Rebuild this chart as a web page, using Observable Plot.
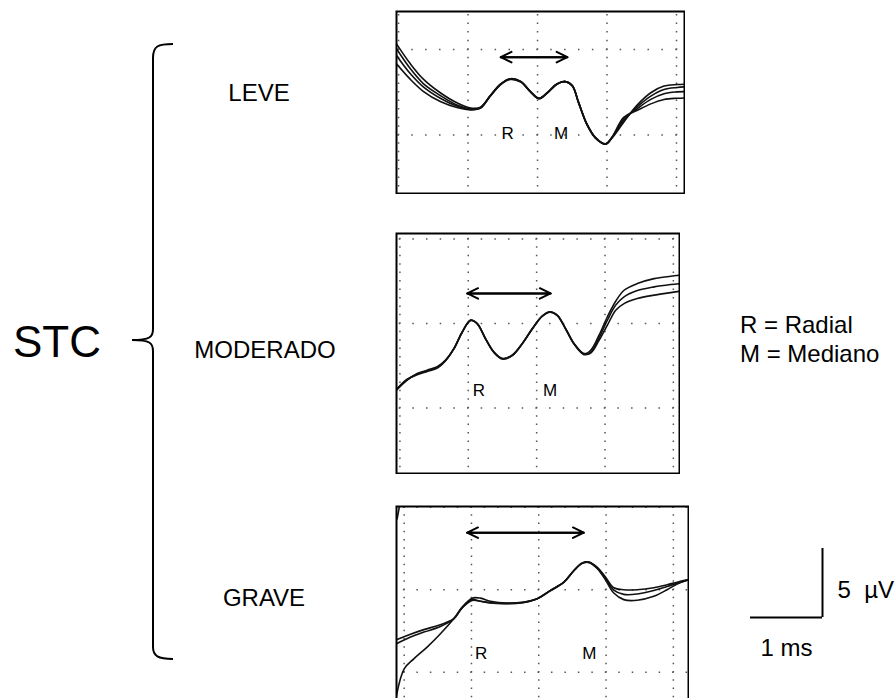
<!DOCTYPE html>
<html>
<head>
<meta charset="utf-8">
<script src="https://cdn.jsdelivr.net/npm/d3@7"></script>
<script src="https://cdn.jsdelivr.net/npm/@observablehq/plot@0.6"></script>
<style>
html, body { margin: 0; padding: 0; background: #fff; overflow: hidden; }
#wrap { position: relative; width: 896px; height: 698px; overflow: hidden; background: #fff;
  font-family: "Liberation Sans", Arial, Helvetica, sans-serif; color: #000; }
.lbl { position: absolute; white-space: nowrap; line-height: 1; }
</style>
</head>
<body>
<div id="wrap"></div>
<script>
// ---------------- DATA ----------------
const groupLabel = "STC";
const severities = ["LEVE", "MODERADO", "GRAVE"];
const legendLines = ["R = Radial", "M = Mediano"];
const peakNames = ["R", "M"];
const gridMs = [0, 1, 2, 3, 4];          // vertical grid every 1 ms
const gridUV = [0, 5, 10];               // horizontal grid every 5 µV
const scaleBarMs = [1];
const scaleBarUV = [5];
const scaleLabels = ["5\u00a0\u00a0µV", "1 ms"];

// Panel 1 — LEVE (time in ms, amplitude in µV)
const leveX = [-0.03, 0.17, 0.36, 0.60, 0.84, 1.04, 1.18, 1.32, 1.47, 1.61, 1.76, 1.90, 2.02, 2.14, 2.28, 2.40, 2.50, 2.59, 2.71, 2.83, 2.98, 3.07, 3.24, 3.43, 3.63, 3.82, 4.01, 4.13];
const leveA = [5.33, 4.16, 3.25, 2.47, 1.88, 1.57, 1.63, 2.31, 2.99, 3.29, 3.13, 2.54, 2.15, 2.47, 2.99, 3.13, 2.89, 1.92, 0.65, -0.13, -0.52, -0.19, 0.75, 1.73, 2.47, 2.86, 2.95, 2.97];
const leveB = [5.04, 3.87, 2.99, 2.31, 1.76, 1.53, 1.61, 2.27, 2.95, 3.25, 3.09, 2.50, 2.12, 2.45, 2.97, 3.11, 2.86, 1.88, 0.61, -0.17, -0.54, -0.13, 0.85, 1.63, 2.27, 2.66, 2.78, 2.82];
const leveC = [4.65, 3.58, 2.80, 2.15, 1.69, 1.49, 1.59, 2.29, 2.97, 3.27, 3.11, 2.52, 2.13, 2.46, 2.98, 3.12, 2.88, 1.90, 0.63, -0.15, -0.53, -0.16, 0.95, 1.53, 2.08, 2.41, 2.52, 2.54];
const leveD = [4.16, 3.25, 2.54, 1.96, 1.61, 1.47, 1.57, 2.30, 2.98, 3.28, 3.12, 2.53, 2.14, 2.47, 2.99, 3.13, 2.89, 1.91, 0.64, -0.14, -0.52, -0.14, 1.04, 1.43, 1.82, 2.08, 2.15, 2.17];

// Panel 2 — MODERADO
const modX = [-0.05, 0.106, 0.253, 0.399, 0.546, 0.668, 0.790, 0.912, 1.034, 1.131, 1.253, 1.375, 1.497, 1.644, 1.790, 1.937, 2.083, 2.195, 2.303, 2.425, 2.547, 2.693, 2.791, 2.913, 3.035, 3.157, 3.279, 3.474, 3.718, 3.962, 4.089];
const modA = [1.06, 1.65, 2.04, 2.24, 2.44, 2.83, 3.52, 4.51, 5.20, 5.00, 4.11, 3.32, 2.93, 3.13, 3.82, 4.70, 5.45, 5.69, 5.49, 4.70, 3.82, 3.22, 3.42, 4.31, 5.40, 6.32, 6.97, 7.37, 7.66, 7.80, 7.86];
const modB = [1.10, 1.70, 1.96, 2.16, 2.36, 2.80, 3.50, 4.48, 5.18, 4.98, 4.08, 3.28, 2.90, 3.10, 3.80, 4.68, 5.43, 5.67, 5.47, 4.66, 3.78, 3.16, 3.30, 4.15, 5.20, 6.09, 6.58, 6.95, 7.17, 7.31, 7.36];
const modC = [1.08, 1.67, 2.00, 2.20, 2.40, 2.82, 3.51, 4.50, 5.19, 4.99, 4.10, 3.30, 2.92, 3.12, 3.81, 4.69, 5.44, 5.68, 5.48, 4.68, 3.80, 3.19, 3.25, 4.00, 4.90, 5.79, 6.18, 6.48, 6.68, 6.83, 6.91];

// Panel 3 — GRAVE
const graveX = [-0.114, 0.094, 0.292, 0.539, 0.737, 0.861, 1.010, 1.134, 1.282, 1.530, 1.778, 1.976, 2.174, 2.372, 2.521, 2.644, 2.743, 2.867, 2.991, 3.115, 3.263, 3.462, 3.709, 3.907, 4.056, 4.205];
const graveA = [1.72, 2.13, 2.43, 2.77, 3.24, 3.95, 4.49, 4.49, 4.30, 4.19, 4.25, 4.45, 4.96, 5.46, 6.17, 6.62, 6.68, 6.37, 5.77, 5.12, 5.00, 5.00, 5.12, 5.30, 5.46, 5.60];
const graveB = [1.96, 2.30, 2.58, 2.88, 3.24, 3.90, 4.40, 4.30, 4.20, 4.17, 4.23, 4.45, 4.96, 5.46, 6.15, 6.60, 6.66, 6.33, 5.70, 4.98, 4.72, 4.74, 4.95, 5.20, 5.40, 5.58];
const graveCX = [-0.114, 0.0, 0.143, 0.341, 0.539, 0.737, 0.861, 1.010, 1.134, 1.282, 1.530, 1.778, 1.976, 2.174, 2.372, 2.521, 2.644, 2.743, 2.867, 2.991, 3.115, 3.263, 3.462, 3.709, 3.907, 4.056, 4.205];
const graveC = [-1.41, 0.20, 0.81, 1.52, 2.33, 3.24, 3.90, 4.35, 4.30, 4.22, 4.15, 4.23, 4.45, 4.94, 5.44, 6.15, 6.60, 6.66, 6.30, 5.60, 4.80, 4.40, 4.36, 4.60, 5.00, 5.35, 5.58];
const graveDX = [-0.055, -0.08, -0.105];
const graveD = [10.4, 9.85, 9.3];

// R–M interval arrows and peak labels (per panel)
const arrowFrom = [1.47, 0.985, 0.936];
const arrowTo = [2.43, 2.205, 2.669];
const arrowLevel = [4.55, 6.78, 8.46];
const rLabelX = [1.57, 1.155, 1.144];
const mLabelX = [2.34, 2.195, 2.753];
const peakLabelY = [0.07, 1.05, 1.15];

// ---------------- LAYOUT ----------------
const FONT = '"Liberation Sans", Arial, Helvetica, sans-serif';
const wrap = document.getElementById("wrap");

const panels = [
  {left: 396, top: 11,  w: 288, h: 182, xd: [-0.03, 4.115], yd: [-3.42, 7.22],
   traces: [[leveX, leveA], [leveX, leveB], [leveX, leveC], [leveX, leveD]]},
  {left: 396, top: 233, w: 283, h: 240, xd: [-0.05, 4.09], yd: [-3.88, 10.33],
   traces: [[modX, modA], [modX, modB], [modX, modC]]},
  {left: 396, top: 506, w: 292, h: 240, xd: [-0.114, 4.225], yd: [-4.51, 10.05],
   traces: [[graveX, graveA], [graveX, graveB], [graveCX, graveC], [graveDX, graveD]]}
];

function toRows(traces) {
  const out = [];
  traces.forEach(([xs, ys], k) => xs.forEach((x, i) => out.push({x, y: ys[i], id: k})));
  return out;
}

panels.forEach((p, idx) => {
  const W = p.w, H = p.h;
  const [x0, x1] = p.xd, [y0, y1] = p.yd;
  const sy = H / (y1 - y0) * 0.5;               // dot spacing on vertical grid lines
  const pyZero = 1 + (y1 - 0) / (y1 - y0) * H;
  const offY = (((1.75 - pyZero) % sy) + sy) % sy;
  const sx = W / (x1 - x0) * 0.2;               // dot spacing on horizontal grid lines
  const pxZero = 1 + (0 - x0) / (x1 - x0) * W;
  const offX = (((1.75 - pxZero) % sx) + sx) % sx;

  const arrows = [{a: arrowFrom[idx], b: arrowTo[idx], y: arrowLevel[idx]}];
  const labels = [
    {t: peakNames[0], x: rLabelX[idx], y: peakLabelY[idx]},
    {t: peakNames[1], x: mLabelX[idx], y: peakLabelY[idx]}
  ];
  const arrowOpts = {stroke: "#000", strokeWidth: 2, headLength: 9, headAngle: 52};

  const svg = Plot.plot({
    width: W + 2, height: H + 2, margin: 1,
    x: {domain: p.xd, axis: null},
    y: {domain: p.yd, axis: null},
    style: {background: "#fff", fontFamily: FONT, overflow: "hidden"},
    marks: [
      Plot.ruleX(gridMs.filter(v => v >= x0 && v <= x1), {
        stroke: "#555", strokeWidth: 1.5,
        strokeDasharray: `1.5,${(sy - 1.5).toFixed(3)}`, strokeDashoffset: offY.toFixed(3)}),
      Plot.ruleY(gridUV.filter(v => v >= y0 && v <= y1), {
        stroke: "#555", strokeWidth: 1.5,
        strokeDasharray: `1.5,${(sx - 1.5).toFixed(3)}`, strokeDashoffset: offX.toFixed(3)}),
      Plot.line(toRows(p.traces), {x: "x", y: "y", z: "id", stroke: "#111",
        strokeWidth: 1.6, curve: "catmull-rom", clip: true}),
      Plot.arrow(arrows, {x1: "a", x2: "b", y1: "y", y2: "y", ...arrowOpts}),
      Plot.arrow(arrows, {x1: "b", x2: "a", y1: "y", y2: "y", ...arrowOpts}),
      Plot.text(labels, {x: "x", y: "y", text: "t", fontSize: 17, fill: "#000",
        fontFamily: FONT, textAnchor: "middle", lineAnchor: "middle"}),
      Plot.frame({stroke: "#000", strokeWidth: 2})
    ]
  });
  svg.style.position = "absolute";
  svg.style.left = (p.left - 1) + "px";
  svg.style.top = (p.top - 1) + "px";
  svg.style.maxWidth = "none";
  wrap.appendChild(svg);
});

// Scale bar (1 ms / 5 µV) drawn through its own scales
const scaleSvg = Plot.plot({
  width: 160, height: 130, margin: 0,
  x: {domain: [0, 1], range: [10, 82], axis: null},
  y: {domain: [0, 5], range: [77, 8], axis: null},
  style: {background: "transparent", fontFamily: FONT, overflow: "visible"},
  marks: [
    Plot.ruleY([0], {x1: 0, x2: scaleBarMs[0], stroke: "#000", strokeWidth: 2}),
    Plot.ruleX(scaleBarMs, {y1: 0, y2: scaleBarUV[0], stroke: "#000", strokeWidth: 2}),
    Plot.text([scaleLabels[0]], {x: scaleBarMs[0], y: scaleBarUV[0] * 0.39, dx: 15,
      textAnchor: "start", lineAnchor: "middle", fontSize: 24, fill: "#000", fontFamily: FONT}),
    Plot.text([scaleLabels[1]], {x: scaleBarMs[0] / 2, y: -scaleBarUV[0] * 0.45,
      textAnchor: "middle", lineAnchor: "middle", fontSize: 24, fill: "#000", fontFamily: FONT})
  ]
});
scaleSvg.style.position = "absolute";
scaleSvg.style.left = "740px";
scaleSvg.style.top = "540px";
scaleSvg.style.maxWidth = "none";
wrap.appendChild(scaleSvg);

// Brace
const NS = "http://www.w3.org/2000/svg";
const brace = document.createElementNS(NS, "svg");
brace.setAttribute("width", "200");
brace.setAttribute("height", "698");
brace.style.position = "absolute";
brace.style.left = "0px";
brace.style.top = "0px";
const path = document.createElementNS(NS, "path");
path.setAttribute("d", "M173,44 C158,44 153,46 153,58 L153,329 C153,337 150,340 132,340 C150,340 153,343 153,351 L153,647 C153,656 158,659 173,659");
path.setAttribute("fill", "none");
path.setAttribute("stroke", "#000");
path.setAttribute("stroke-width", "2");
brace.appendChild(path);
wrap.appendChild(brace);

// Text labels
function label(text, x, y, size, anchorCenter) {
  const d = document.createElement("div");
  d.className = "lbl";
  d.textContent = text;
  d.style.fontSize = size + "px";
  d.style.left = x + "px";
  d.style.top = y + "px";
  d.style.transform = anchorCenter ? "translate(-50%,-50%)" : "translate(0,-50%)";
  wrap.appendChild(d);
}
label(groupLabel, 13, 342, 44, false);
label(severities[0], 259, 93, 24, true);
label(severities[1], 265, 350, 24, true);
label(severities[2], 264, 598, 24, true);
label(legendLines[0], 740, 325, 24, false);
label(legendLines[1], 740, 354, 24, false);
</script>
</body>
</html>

*GOAL:* From the first line of the listing above, repeat every line through the one holding "2.08, 2.15, 2.17];". Both ends count, and pictures stay out.

*EXERCISE OUTPUT:*
Rebuild this chart as a web page, using Observable Plot.
<!DOCTYPE html>
<html>
<head>
<meta charset="utf-8">
<script src="https://cdn.jsdelivr.net/npm/d3@7"></script>
<script src="https://cdn.jsdelivr.net/npm/@observablehq/plot@0.6"></script>
<style>
html, body { margin: 0; padding: 0; background: #fff; overflow: hidden; }
#wrap { position: relative; width: 896px; height: 698px; overflow: hidden; background: #fff;
  font-family: "Liberation Sans", Arial, Helvetica, sans-serif; color: #000; }
.lbl { position: absolute; white-space: nowrap; line-height: 1; }
</style>
</head>
<body>
<div id="wrap"></div>
<script>
// ---------------- DATA ----------------
const groupLabel = "STC";
const severities = ["LEVE", "MODERADO", "GRAVE"];
const legendLines = ["R = Radial", "M = Mediano"];
const peakNames = ["R", "M"];
const gridMs = [0, 1, 2, 3, 4];          // vertical grid every 1 ms
const gridUV = [0, 5, 10];               // horizontal grid every 5 µV
const scaleBarMs = [1];
const scaleBarUV = [5];
const scaleLabels = ["5\u00a0\u00a0µV", "1 ms"];

// Panel 1 — LEVE (time in ms, amplitude in µV)
const leveX = [-0.03, 0.17, 0.36, 0.60, 0.84, 1.04, 1.18, 1.32, 1.47, 1.61, 1.76, 1.90, 2.02, 2.14, 2.28, 2.40, 2.50, 2.59, 2.71, 2.83, 2.98, 3.07, 3.24, 3.43, 3.63, 3.82, 4.01, 4.13];
const leveA = [5.33, 4.16, 3.25, 2.47, 1.88, 1.57, 1.63, 2.31, 2.99, 3.29, 3.13, 2.54, 2.15, 2.47, 2.99, 3.13, 2.89, 1.92, 0.65, -0.13, -0.52, -0.19, 0.75, 1.73, 2.47, 2.86, 2.95, 2.97];
const leveB = [5.04, 3.87, 2.99, 2.31, 1.76, 1.53, 1.61, 2.27, 2.95, 3.25, 3.09, 2.50, 2.12, 2.45, 2.97, 3.11, 2.86, 1.88, 0.61, -0.17, -0.54, -0.13, 0.85, 1.63, 2.27, 2.66, 2.78, 2.82];
const leveC = [4.65, 3.58, 2.80, 2.15, 1.69, 1.49, 1.59, 2.29, 2.97, 3.27, 3.11, 2.52, 2.13, 2.46, 2.98, 3.12, 2.88, 1.90, 0.63, -0.15, -0.53, -0.16, 0.95, 1.53, 2.08, 2.41, 2.52, 2.54];
const leveD = [4.16, 3.25, 2.54, 1.96, 1.61, 1.47, 1.57, 2.30, 2.98, 3.28, 3.12, 2.53, 2.14, 2.47, 2.99, 3.13, 2.89, 1.91, 0.64, -0.14, -0.52, -0.14, 1.04, 1.43, 1.82, 2.08, 2.15, 2.17];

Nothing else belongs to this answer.